Appearance
字典系统
1. 概述
字典系统是筷字输入法的核心数据层,负责拼音字词查询、用户输入历史记录、收藏管理以及数据库版本升级。基于 Room 的类型安全数据库访问层,配合协程实现异步操作。
2. 整体架构
DictRepository (仓库,协程化)
├── PinyinDictSource (拼音字典数据源)
│ ├── WordDao (字库 Room DAO)
│ ├── PhraseDao (词库 Room DAO)
│ └── HmmDao (HMM 数据 Room DAO)
├── UserInputDataSource (用户输入数据源)
│ └── UserInputDao (Room DAO)
└── FavoriteDataSource (收藏数据源)
└── FavoriteDao (Room DAO)3. DictDatabase 与 Entity
3.1 数据库定义
kotlin
@Database(
entities = [
PinyinWordEntity::class,
PinyinPhraseEntity::class,
UserInputEntity::class,
FavoriteEntity::class,
HmmTransitionEntity::class,
],
version = 4,
exportSchema = true,
)
abstract class DictDatabase : RoomDatabase() {
abstract fun pinyinWordDao(): PinyinWordDao
abstract fun pinyinPhraseDao(): PinyinPhraseDao
abstract fun userInputDao(): UserInputDao
abstract fun favoriteDao(): FavoriteDao
abstract fun hmmDao(): HmmDao
companion object {
val MIGRATION_3_4 = object : Migration(3, 4) {
override fun migrate(db: SupportSQLiteDatabase) {
// v3 → v4 的升级逻辑
}
}
}
}3.2 Entity 定义
kotlin
// 拼音字
@Entity(tableName = "pinyin_word", indices = [Index(value = ["spell"])])
data class PinyinWordEntity(
@PrimaryKey(autoGenerate = true) val id: Long = 0,
@ColumnInfo(name = "spell") val spell: String,
@ColumnInfo(name = "text") val text: String,
@ColumnInfo(name = "freq") val freq: Int,
@ColumnInfo(name = "variant") val variant: String? = null,
@ColumnInfo(name = "tone") val tone: Int? = null,
)
// 拼音词组
@Entity(tableName = "pinyin_phrase", indices = [Index(value = ["spells"])])
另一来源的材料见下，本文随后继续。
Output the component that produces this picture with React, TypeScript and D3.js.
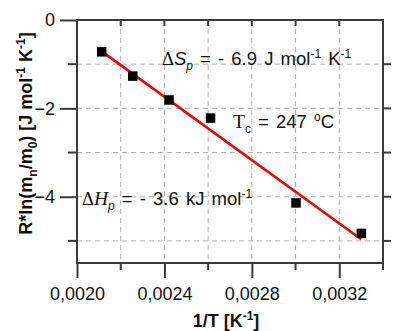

data class PinyinPhraseEntity(
@PrimaryKey(autoGenerate = true) val id: Long = 0,
@ColumnInfo(name = "spells") val spells: String, // 逗号分隔的拼音
@ColumnInfo(name = "text") val text: String,
@ColumnInfo(name = "freq") val freq: Int,
)
// 用户输入记录
@Entity(tableName = "user_input_data", indices = [Index(value = ["text", "type"], unique = true)])
data class UserInputEntity(
@PrimaryKey(autoGenerate = true) val id: Long = 0,
@ColumnInfo(name = "text") val text: String,
@ColumnInfo(name = "type") val type: String,
@ColumnInfo(name = "freq") val freq: Int,
@ColumnInfo(name = "last_used") val lastUsed: Long,
)
// 用户收藏
@Entity(tableName = "user_input_favorite", indices = [Index(value = ["text"], unique = true)])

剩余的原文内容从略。